In the case of a 404 error on the first matched rule, parse_request()
should iterate to the next matched rule and attempt the next query.
Example:
A request might match all these rules=>queries:
(.?.+?)(?:/([0-9]+))?/?$
=>pagename=$matches[1]&page=$matches[2]
([^/]+)(?:/([0-9]+))?/?$
=>name=$matches[1]&page=$matches[2]
If first query pagename=$matches[1]&page=$matches[2]
returns 404, parse_request()
should attempt the second query before returning a 404 error.
Attachments (4)
Change History (10)
#3
@
5 years ago
- Keywords has-patch dev-feedback added
I've written a rough patch that attempts to fix this issue.
The following changes have been made to class-wp.php
:
Added variable $all_matched_rules
- array of all possible rewrite rule matches. This is unused but persistent.
Added variable $matched_rules
- array of matched rules to loop over.
Function parse_request()
creates array of all possible rewrite rule matches and pops first rule off $this->matched_rules
array, populating $this->matched_rule
.
On filter 'pre_handle_404'
added a function maybe_try_another_matched_rule()
that tests if other possible rewrite rules exist for this request. If so, function parses request and queries posts again for next matched rule available. It does so recursively until $matched_rules
array is empty. In which case it defaults to default 404 handling.
This patch is more of a proof-of-concept. And would obviously need some iterations if accepted.
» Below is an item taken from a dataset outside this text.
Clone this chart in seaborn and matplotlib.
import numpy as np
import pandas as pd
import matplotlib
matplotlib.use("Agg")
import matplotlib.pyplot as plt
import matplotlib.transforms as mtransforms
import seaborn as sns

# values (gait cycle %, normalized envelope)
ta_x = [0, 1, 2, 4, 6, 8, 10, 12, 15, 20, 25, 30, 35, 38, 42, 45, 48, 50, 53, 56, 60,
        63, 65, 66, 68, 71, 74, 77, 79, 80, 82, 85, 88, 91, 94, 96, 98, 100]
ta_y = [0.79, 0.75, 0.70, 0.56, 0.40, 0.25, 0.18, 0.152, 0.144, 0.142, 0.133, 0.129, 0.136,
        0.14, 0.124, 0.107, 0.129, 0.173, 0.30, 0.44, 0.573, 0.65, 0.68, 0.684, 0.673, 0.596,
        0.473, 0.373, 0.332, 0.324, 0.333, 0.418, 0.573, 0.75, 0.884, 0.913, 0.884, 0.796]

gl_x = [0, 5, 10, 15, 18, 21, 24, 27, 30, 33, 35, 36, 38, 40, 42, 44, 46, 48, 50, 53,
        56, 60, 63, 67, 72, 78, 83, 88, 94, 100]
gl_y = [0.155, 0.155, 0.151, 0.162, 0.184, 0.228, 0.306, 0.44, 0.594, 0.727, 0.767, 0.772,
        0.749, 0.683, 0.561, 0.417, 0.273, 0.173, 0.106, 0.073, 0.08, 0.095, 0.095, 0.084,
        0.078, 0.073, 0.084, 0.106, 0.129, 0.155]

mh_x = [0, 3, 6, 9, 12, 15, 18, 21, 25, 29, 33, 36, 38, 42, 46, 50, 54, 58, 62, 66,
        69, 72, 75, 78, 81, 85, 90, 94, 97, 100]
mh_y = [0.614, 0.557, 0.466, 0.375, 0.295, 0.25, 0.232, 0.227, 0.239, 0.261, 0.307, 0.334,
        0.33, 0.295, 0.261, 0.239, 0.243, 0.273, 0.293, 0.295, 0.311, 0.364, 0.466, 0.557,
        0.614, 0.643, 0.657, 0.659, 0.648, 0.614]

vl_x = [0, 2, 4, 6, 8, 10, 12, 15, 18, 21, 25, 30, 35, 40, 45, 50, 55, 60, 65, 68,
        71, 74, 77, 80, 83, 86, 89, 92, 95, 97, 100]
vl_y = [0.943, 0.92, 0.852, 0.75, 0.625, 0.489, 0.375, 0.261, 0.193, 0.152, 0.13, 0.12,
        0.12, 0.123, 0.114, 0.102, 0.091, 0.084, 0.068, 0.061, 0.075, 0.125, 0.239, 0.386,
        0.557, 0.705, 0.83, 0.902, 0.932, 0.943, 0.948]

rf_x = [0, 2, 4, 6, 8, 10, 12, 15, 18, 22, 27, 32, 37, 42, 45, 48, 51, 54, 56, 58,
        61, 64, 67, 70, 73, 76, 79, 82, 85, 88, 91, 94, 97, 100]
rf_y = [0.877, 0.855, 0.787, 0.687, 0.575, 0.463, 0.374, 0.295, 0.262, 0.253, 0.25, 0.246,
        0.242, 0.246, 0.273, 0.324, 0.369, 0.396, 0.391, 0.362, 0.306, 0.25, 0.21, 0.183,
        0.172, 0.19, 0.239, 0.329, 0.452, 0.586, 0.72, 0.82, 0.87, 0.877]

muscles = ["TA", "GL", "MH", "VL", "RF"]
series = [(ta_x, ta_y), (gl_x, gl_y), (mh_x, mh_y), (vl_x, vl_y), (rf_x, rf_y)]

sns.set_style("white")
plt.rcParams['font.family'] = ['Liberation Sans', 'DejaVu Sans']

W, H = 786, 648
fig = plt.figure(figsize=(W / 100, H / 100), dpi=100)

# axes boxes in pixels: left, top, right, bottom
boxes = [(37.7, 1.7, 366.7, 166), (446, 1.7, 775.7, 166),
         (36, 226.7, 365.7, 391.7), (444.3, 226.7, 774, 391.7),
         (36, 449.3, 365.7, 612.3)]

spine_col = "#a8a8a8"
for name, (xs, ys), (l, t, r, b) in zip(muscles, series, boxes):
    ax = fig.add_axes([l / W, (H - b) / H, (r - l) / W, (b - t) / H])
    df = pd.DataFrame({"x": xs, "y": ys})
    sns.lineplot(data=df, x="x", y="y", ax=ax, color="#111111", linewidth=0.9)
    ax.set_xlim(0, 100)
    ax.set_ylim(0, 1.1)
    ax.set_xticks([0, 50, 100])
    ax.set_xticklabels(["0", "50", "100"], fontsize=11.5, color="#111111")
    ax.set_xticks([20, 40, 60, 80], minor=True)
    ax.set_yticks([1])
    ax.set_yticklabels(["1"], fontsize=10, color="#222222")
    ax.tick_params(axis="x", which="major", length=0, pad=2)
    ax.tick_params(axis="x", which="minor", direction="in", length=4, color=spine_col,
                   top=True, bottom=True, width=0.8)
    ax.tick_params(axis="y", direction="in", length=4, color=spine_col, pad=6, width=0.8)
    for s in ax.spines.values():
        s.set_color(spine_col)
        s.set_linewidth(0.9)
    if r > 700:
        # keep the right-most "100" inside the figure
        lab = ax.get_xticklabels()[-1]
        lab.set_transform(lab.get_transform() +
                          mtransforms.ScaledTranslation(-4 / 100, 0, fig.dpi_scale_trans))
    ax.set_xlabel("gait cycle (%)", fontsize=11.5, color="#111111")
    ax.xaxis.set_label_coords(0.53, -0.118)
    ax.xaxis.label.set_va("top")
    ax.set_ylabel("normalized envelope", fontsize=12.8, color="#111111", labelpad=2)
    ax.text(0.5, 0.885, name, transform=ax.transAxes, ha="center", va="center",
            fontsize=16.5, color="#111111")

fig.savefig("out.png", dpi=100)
The code is convoluted and is redundant in some areas. This can be fixed, with zero damage to logic, by making some additional changes to parse_request()
.
@SergeyBiryukov @johnbillion
#4
@
4 years ago
So in attempting to write a patch for this ticket I ended up having to re-factor class WP. So the attached patch is a little "bigger" than just a patch for this ticket and might justify opening a separate ticket for.
I've added a patch (48223.wp-refactor.patch) that does multiple things.
- Refactors class WP
- Introduced a new class Request_Environment
- Added code to allow parsing multiple rules if the first one returns empty/404
Request_Environment
Request_Environment is the same as the old WP environment class but is decoupled from $_SERVER
, $_GET
, $_POST
, global $wp_the_query
etc.
It does not send headers. It does not set globals.
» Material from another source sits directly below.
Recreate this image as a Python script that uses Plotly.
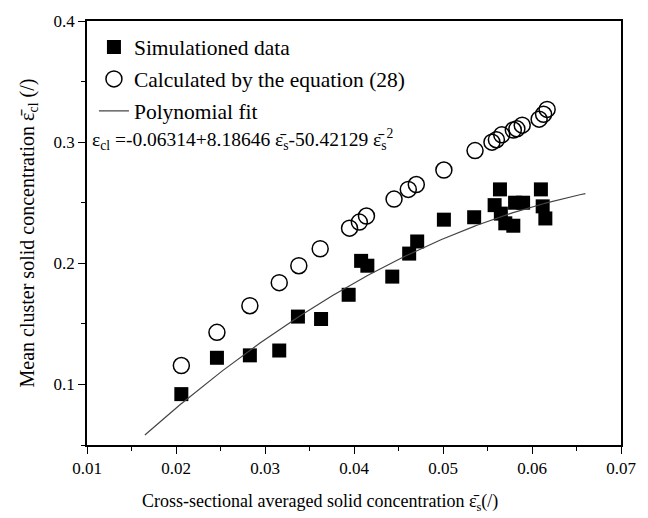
import numpy as np
import plotly.graph_objects as go

# Simulated data (filled squares)
sim_x = [0.0206, 0.0246, 0.0283, 0.0316, 0.0337, 0.0363, 0.0394, 0.0408, 0.0415, 0.0443,
         0.0462, 0.0471, 0.0501, 0.0535, 0.0558, 0.0564, 0.0565, 0.0570, 0.0579, 0.0581,
         0.0590, 0.0610, 0.0612, 0.0615]
sim_y = [0.092, 0.122, 0.124, 0.128, 0.156, 0.154, 0.174, 0.202, 0.198, 0.189,
         0.208, 0.218, 0.236, 0.238, 0.248, 0.261, 0.241, 0.233, 0.231, 0.250,
         0.250, 0.261, 0.247, 0.237]

# Calculated by equation (28) (open circles)
calc_x = [0.0206, 0.0246, 0.0283, 0.0316, 0.0338, 0.0362, 0.0395, 0.0406, 0.0414, 0.0445,
          0.0461, 0.0470, 0.0501, 0.0536, 0.0555, 0.0560, 0.0566, 0.0579, 0.0583, 0.0589,
          0.0608, 0.0613, 0.0617]
calc_y = [0.1156, 0.143, 0.165, 0.184, 0.198, 0.212, 0.229, 0.234, 0.239, 0.253,
          0.261, 0.265, 0.277, 0.293, 0.300, 0.302, 0.306, 0.310, 0.311, 0.314,
          0.319, 0.323, 0.327]

# Polynomial fit coefficients and range
fit_coef = [-0.06314, 8.18646, -50.42129]
fit_range = [0.0165, 0.066]

fit_x = np.linspace(fit_range[0], fit_range[1], 200)
fit_y = fit_coef[0] + fit_coef[1] * fit_x + fit_coef[2] * fit_x ** 2

FONT = "Liberation Serif"

fig = go.Figure()
fig.add_trace(go.Scatter(
    x=sim_x, y=sim_y, mode="markers", name="Simulationed data",
    marker=dict(symbol="square", size=14, color="black", line=dict(width=0)),
    legendgroup="a"))
fig.add_trace(go.Scatter(
    x=calc_x, y=calc_y, mode="markers", name="Calculated by the equation (28)",
    marker=dict(symbol="circle-open", size=16, color="black", line=dict(width=1.5)),
    legendgroup="b"))
fig.add_trace(go.Scatter(
    x=fit_x, y=fit_y, mode="lines", name="Polynomial fit",
    line=dict(color="#444444", width=1.2),
    legendgroup="c"))

axis_common = dict(
    showline=True, linecolor="black", linewidth=1.5, mirror=True,
    ticks="outside", ticklen=7, tickwidth=1.3, tickcolor="black",
    showgrid=False, zeroline=False,
    tickfont=dict(family=FONT, size=17, color="black"),
)

fig.update_layout(
    width=648, height=518,
    margin=dict(l=87, r=16, t=18, b=73),
    plot_bgcolor="white", paper_bgcolor="white",
    font=dict(family=FONT, color="black"),
    xaxis=dict(range=[0.01, 0.07], dtick=0.01, tickformat=".2f",
               minor=dict(dtick=0.005, ticks="outside", ticklen=4, tickcolor="black"),
               **axis_common),
    yaxis=dict(range=[0.05, 0.4], tickvals=[0.1, 0.2, 0.3, 0.4],
               minor=dict(tickvals=[0.05, 0.15, 0.25, 0.35], ticks="outside", ticklen=4, tickcolor="black"),
               title=dict(text="Mean cluster solid concentration ε\u0304<sub>cl</sub> (/)",
                          font=dict(family=FONT, size=20), standoff=14),
               **axis_common),
    legend=dict(x=0.013, y=0.987, xanchor="left", yanchor="top",
                font=dict(family=FONT, size=21.5), bgcolor="rgba(0,0,0,0)",
                tracegroupgap=1, itemwidth=30),
    showlegend=True,
)

fig.add_annotation(
    xref="paper", yref="paper", x=0.437, y=-0.136, xanchor="center", yanchor="middle",
    text="Cross-sectional averaged solid concentration ε\u0304<sub>s</sub>(/)",
    showarrow=False, font=dict(family=FONT, size=18, color="black"))

fig.add_annotation(
    xref="paper", yref="paper", x=0.006, y=0.721, xanchor="left", yanchor="middle",
    text="ε<sub>cl</sub> =-0.06314+8.18646 ε\u0304<sub>s</sub>-50.42129 ε\u0304<sub>s</sub><sup>2</sup>",
    showarrow=False, font=dict(family=FONT, size=19.5, color="black"))

fig.write_html("out.html")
Request_Environment can ideally be used within a virtual WordPress environment, to parse any request string, without setting globals, without sending headers and using global $wp_query.
It does not accesses $_SERVER
and global $wp_query
directly, but instead uses instance variables $this->server
, $this->wp_query
etc.
It introduces a new method setup_request_environment()
that accepts $_SERVER
(or a similarly formatted array), $_GET
, $_POST
(or equivalent array), a WP_Query
object and a WP_Rewrite
instance. And stores them to local/instance variables.
Refactor class WP
WP is now an extension of Request_Environment.
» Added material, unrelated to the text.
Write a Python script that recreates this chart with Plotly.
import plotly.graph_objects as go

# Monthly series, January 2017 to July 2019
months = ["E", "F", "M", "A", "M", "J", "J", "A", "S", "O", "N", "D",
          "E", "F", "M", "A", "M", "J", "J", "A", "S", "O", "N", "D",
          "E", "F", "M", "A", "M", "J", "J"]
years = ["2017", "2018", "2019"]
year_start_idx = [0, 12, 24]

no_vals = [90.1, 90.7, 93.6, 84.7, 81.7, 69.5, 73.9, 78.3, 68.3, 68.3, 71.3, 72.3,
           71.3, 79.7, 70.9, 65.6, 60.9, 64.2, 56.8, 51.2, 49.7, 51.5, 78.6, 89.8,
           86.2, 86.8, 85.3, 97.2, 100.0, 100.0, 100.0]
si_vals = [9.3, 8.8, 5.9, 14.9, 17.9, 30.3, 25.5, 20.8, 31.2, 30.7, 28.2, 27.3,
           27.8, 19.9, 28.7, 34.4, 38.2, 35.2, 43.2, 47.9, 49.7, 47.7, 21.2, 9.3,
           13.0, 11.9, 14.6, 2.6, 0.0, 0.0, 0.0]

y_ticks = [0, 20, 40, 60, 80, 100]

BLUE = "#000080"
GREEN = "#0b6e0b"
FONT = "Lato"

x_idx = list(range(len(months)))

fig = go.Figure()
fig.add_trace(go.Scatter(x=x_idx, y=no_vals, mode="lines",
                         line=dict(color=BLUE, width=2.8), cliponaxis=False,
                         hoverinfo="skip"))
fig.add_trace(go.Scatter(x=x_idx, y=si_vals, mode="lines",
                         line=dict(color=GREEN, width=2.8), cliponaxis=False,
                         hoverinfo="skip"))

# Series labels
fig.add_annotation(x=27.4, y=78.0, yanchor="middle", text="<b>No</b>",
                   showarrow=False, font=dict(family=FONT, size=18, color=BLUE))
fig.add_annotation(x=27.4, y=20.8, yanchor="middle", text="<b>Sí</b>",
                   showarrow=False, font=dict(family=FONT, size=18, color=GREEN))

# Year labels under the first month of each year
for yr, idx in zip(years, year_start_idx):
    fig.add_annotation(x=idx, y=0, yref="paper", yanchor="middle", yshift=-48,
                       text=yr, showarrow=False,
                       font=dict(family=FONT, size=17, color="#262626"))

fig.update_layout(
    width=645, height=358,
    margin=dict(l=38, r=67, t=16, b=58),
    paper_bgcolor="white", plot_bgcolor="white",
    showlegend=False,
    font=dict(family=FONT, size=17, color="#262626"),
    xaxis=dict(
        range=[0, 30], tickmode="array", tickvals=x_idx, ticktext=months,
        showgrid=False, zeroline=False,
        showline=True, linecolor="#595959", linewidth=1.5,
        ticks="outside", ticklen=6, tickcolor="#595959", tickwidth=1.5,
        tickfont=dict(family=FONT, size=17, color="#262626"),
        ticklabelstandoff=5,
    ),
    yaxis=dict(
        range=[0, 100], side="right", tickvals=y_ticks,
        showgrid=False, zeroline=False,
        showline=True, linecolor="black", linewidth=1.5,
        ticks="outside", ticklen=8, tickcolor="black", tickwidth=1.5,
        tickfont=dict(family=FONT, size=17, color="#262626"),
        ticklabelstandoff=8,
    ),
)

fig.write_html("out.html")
It uses the new setup_request_environment()
method to populate instance variables with actual globals $_SERVER
, $_GET
, global $wp_query
, $wp_rewrites
.
It also sends headers and sets globals after parsing is done as before.
All methods that were available before are still available now. Either in class WP
or in class Request_Environment
.
All hooks that were available before are still available now. Except some minor changes detailed below.
parse_request()
In order to better work with the WP environment object and parse_request()
method, I've broken it up into 3 separate chunks/methods - detailed in the section below.
Multiple Rules Matching
In order to accomodate multiple rule matching (the main impetus behind this exercise), I've had to break up parse_request()
into smaller more managable chunks:
_match_rewrite_rules()
: gets all rules that match request. Does not break after first match and keeps them in an array._match_single_rule()
: same algorithm as before._parse_request()
: actual parsing of the current rule being matched. same as before.
I've added a hook 'match_multiple_rules'
and a new function _reparse_request().
If match_multiple_rules
is set to true
, and the first query_posts()
returns empty or 404, _reparse_request()
will clear the WP_Query object, will parse the next matching rule and query_posts again.
Notable Changes
I've changed the order of query_posts() and send_headers(). So headers are only sent after query_posts ( and reparse_request ) have run. This means some hooks will now fire in a slightly different order. This might cause problems in some rare edge-cases. But I believe this is a minor change that should not break any existing installaiton or plugin.
But if testing proves this assumption wrong - reverting it shouldn't be too hard to do. It will just require slightly repetitive code.
unset($_GET['error'])
now executes inside setup_globals()
- after _reparse_request()
finishes - and not during parse_request()
as before.
This might need some further iterations. But it generally works. I'd love to get some feedback on this. And am willing to shepherd this ticket and make changes if necessary. I know this might be/seem to be a big change so any and all feedback is appreciated.
@SergeyBiryukov I know you've made some changes to class-wp recently. This applies cleanly to that AFAICT. But obviously this needs scrutiny.
@johnbillion - You've expressed some interest in this type of functionality. This is what I came up with. I'd greatly appreciate your input as well.
Case in point:
A database was created before custom post types existed, has the following hierarchical pages published:
recipes
andrecipes/chocolate-cake
At a later point a
Recipe
custom post type was registered with archive/front slug'recipes'
and used for all new recipes. However the old pages were not converted to the new custom post types, and are still regular WP pages.As it stands, the published page
recipes/chocolate-cake
cannot be reached, neither through the permalink nor using?p=123
notation. Instead returning a 404 page.